Comments and Discussion

5 Responses

  1. Personally, I’ve not yet experienced the deeply emotional type of encounters with the love of Christ that this posting makes reference to. But I did experience a personal crisis of faith whereby some of my understanding of Scriptures that I had received as a child growing up in church were challenged. I grew up in a denomination that didn’t stress the implications of Spiritual Gifting or the need to pursue a deeper personal relationship with Christ through sacrifice of one’s own will, rather than mere assent to correct doctrine. Hearing a deeper call to true discipleship at a revival service, something else that was not experienced in my upbringing, I came under the conviction that I was NOT living my life in a way that reflected that I was no longer my own, but should be living for Him who had died for me and was raised again (2 Corinthians 5:15). This was the pivotal point for me to rethink my relationship to Christ, his Church and my calling as a true disciple. I prayed for wisdom and understanding pertaining to the purpose and practice of Spiritual Gifting, and how these inform our calling to service within the Kingdom of God. As a result, I’ve been blessed to be used by God to help others understand their calling as well, through Bible study.

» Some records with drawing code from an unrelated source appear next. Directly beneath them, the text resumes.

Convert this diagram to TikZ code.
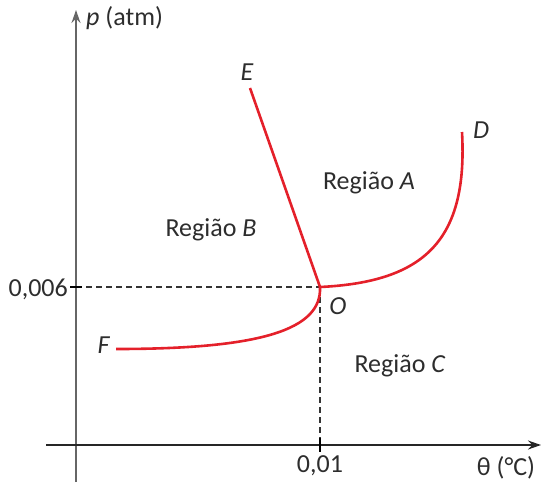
\documentclass[tikz,border=0pt]{standalone}
\usepackage{fontspec}
\setmainfont{Carlito}
\usetikzlibrary{arrows.meta}
\definecolor{curvered}{RGB}{228,32,42}
\definecolor{txt}{RGB}{45,45,45}
\tikzset{
  lbl/.style={text=txt,font=\fontsize{26}{30}\selectfont,inner sep=0pt},
  phase/.style={curvered,line width=2.6pt},
  guide/.style={black!80,line width=1.2pt,dash pattern=on 6pt off 4pt},
  axis/.style={line width=1.5pt,-{Stealth[length=13pt,width=9pt]}},
  tick/.style={line width=1.3pt}
}
\begin{document}
\begin{tikzpicture}[x=1pt,y=-1pt]
\useasboundingbox (0,0) rectangle (543,485);
% axes
\coordinate (yb) at (76,482);
\coordinate (yt) at (76,10);
\coordinate (xl) at (46,445);
\coordinate (xr) at (541,445);
\draw[axis,black!60] (yb) -- (yt);
\draw[axis,black!85] (xl) -- (xr);
% triple point
\coordinate (O) at (320,287);
\coordinate (ya) at (76,287);
\coordinate (xa) at (320,445);
\draw[guide] (ya) -- (O);
\draw[guide] (O) -- (xa);
\draw[tick] (70,287) -- (82,287);
\draw[tick] (320,438) -- (320,452);
% curves
\coordinate (E) at (250,88);
\coordinate (D) at (462,132);
\coordinate (F) at (116,349);
\draw[phase] (E) -- (O);
\draw[phase] (O) .. controls (425,282) and (468,240) .. (D);
\draw[phase] (F) .. controls (260,349) and (322,330) .. (O);
% labels
\node[lbl,anchor=west] (pl) at (86,18) {\textit{p} (atm)};
\node[lbl,anchor=east] (yl) at (68,289) {0,006};
\node[lbl] (xlab) at (320,466) {0,01};
\node[lbl] (tl) at (506,468) {θ (°C)};
\node[lbl] (lE) at (247,72) {\textit{E}};
\node[lbl] (lD) at (481,130) {\textit{D}};
\node[lbl] (lF) at (104,345) {\textit{F}};
\node[lbl] (lO) at (338,306) {\textit{O}};
\node[lbl] (rA) at (369,183) {Região \textit{A}};
\node[lbl] (rB) at (211,230) {Região \textit{B}};
\node[lbl] (rC) at (400,366) {Região \textit{C}};
\end{tikzpicture}
\end{document}
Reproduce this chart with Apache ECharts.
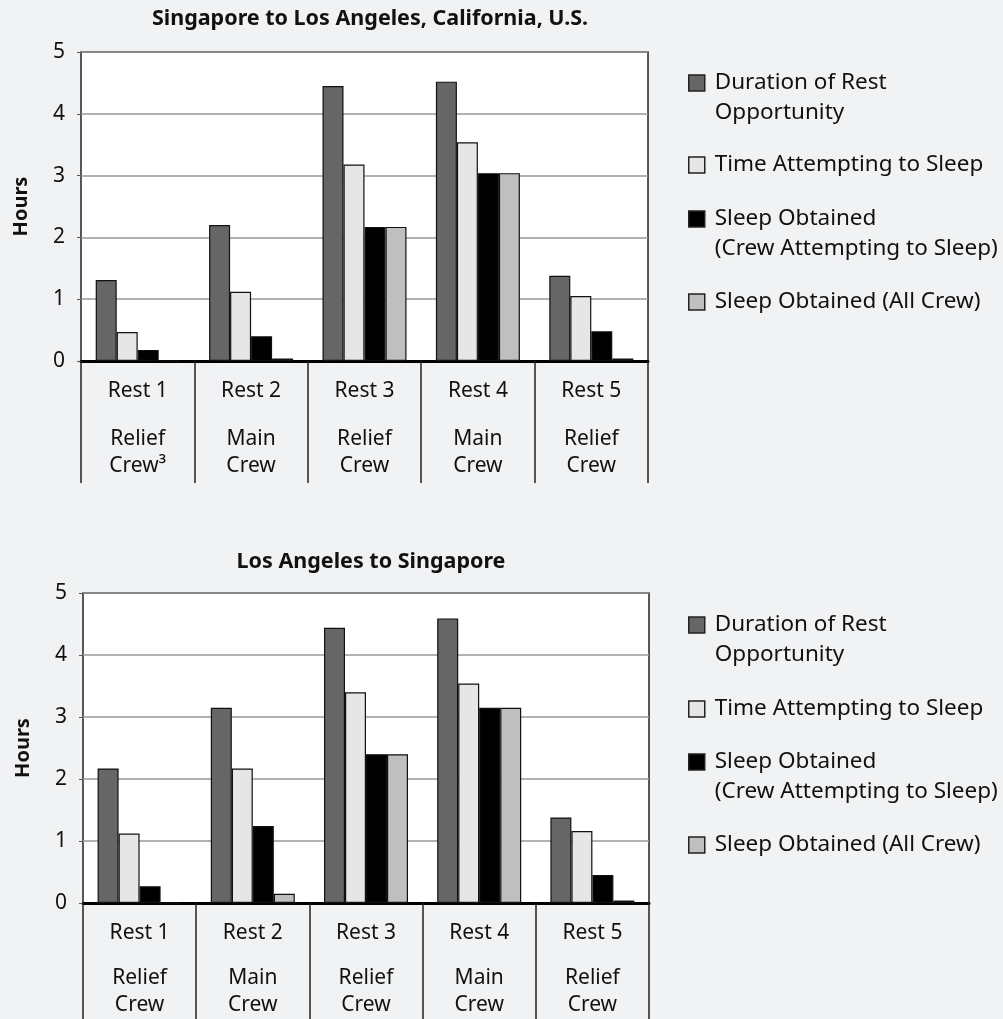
<!DOCTYPE html>
<html><head><meta charset="utf-8">
<script src="https://cdn.jsdelivr.net/npm/echarts@6/dist/echarts.min.js"></script>
<style>html,body{margin:0;padding:0;background:#f1f2f4}#c{width:1003px;height:1019px}</style>
</head><body><div id="c"></div><script>
const categories = ['Rest 1', 'Rest 2', 'Rest 3', 'Rest 4', 'Rest 5'];
const crewTop = [['Relief', 'Crew³'], ['Main', 'Crew'], ['Relief', 'Crew'], ['Main', 'Crew'], ['Relief', 'Crew']];
const crewBottom = [['Relief', 'Crew'], ['Main', 'Crew'], ['Relief', 'Crew'], ['Main', 'Crew'], ['Relief', 'Crew']];
const seriesNames = ['Duration of Rest Opportunity', 'Time Attempting to Sleep', 'Sleep Obtained (Crew Attempting to Sleep)', 'Sleep Obtained (All Crew)'];
const legendLines = [['Duration of Rest', 'Opportunity'], ['Time Attempting to Sleep'], ['Sleep Obtained', '(Crew Attempting to Sleep)'], ['Sleep Obtained (All Crew)']];
const titles = ['Singapore to Los Angeles, California, U.S.', 'Los Angeles to Singapore'];
const yAxisName = 'Hours';
// Singapore -> Los Angeles
const topDuration = [1.31, 2.2, 4.45, 4.52, 1.38];
const topAttempt = [0.47, 1.12, 3.18, 3.54, 1.05];
const topSleepAttempt = [0.18, 0.4, 2.17, 3.04, 0.48];
const topSleepAll = [0, 0.04, 2.17, 3.04, 0.04];
// Los Angeles -> Singapore
const botDuration = [2.17, 3.15, 4.44, 4.59, 1.38];
const botAttempt = [1.12, 2.17, 3.4, 3.54, 1.16];
const botSleepAttempt = [0.27, 1.24, 2.4, 3.15, 0.45];
const botSleepAll = [0, 0.15, 2.4, 3.15, 0.04];
const yMin = 0, yMax = 5, yStep = 1;

const FONT = 'Noto Sans';
const colors = ['#666666', '#e6e6e6', '#000000', '#bfbfbf'];
const chart = echarts.init(document.getElementById('c'));

function xAxisFor(gridIndex, crew, gapH) {
  return {
    type: 'category', gridIndex, data: categories,
    axisLine: { lineStyle: { color: '#000', width: 3 } },
    axisTick: { show: true, interval: 0, length: 122, lineStyle: { color: '#222', width: 1.5 } },
    axisLabel: {
      interval: 0, margin: 17,
      formatter: (v, i) => `{r|${v}}\n{g| }\n{c|${crew[i][0]}}\n{c|${crew[i][1]}}`,
      rich: {
        r: { fontFamily: FONT, fontSize: 21, lineHeight: 27, color: '#111' },
        g: { fontSize: 6, lineHeight: gapH },
        c: { fontFamily: FONT, fontSize: 21, lineHeight: 27, color: '#111' }
      }
    }
  };
}
function yAxisFor(gridIndex) {
  return {
    type: 'value', gridIndex, min: yMin, max: yMax, interval: yStep,
    name: yAxisName, nameLocation: 'middle', nameGap: 50, nameRotate: 90,
    nameTextStyle: { fontFamily: FONT, fontSize: 20, fontWeight: 'bold', color: '#111' },
    axisLine: { show: false },
    axisTick: { show: true, length: 4, lineStyle: { color: '#555' } },
    axisLabel: { fontFamily: FONT, fontSize: 21, color: '#111', margin: 16 },
    splitLine: { lineStyle: { color: '#999', width: 1.5 } }
  };
}
const topData = [topDuration, topAttempt, topSleepAttempt, topSleepAll];
const botData = [botDuration, botAttempt, botSleepAttempt, botSleepAll];
const series = [];
[topData, botData].forEach((set, g) => {
  set.forEach((d, k) => {
    series.push({
      type: 'bar', name: seriesNames[k], xAxisIndex: g, yAxisIndex: g, data: d,
      barWidth: 21, barGap: '0%',
      itemStyle: { color: colors[k], borderColor: '#111', borderWidth: 1.2 }
    });
  });
});
const legendTops = [[38, 150, 174, 287], [580, 694, 717, 830]];
const legends = [];
legendTops.forEach((tops) => {
  tops.forEach((t, k) => {
    const lines = legendLines[k];
    legends.push({
      left: 688, top: t, padding: 0, data: [seriesNames[k]], icon: 'rect',
      itemWidth: 16, itemHeight: 16, selectedMode: false,
      itemStyle: { borderColor: '#222', borderWidth: 1.5 },
      formatter: () => lines.length > 1 ? `{e| }\n${lines.map(s => '{t|' + s + '}').join('\n')}` : `{t|${lines[0]}}`,
      textStyle: {
        fontFamily: FONT, fontSize: 22.5, lineHeight: 30, color: '#111',
        rich: {
          e: { fontSize: 6, lineHeight: 30 },
          t: { fontFamily: FONT, fontSize: 22.5, lineHeight: 30, color: '#111', padding: [0, 0, 0, 5] }
        }
      }
    });
  });
});
chart.setOption({
  backgroundColor: '#f1f2f4',
  animation: false,
  title: [
    { text: titles[0], left: 365, top: 3, textAlign: 'center', textStyle: { fontFamily: FONT, fontSize: 21.5, fontWeight: 'bold', color: '#111' } },
    { text: titles[1], left: 366, top: 546, textAlign: 'center', textStyle: { fontFamily: FONT, fontSize: 21.5, fontWeight: 'bold', color: '#111' } }
  ],
  grid: [
    { left: 81, top: 52, width: 567, height: 309, show: true, backgroundColor: '#fff', borderColor: '#222', borderWidth: 1.5 },
    { left: 83, top: 593, width: 566, height: 310, show: true, backgroundColor: '#fff', borderColor: '#222', borderWidth: 1.5 }
  ],
  xAxis: [xAxisFor(0, crewTop, 21), xAxisFor(1, crewBottom, 18)],
  yAxis: [yAxisFor(0), yAxisFor(1)],
  legend: legends,
  series
});
</script></body></html>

  2. The Love of Christ is experienced emotionally through our souls. None, at least for me, is more profound than the first, for this love encounter changed my life to the new creation written in 2 Corinthians 5:17.
    I’ve experienced God’s love on many occasions, some emotionally and other times through serving. Others have experienced Christ’s love through me by serving Him, and God blessed all. These are the fruits of love Christ is known by, and we should be known by.
    Can we, while we inhabit these bodies, experience the fullest of God’s love?
    Probably not. At least not where we can understand it.
    Can you imagine the difference between experiencing His love now and when we meet Him in Heaven?
    It surpasses my knowledge.

    Staying 💪’n Christ
    Ephesians 6:10
    Finally, be strong IN the Lord and IN His mighty power.

  3. I remember that morning like it was yesterday. Everything I “believed” moved from my head, to my heart & soul too.
    There are no words to describe or express the transformation of surrendering all to Him. I always was a believer, surrendering to His will is being still when the human being in us want take “control” Psa 46:10 (NKJV) Be still , and know that I am God; I will be exalted among the nations, I will be exalted in the earth.

  4. Thank you, Dan, for sharing your powerful experience of the fullness of God’s love for us! I have been circling around Paul’s Ephes. 3 prayer for years, and I am thrilled to read your articles on it during this Eastertide!

    We are in a new community church (a break-away from the UMC,) and as a church we are beginning a study on Dr. Seaman’s “Follow the Healer.” I have also studied it, and other Seedbed recommended books, with my disciple-making small group. We are praying to have the character of Christ-the Fruits of the Spirit-and the Gifts of the Spirit in order to have a powerful ministry of love with healing, signs and wonders performed through the Name of Jesus!

    This prayer of Paul is so powerful yet difficult to understand and apply. Thank you again for your articles!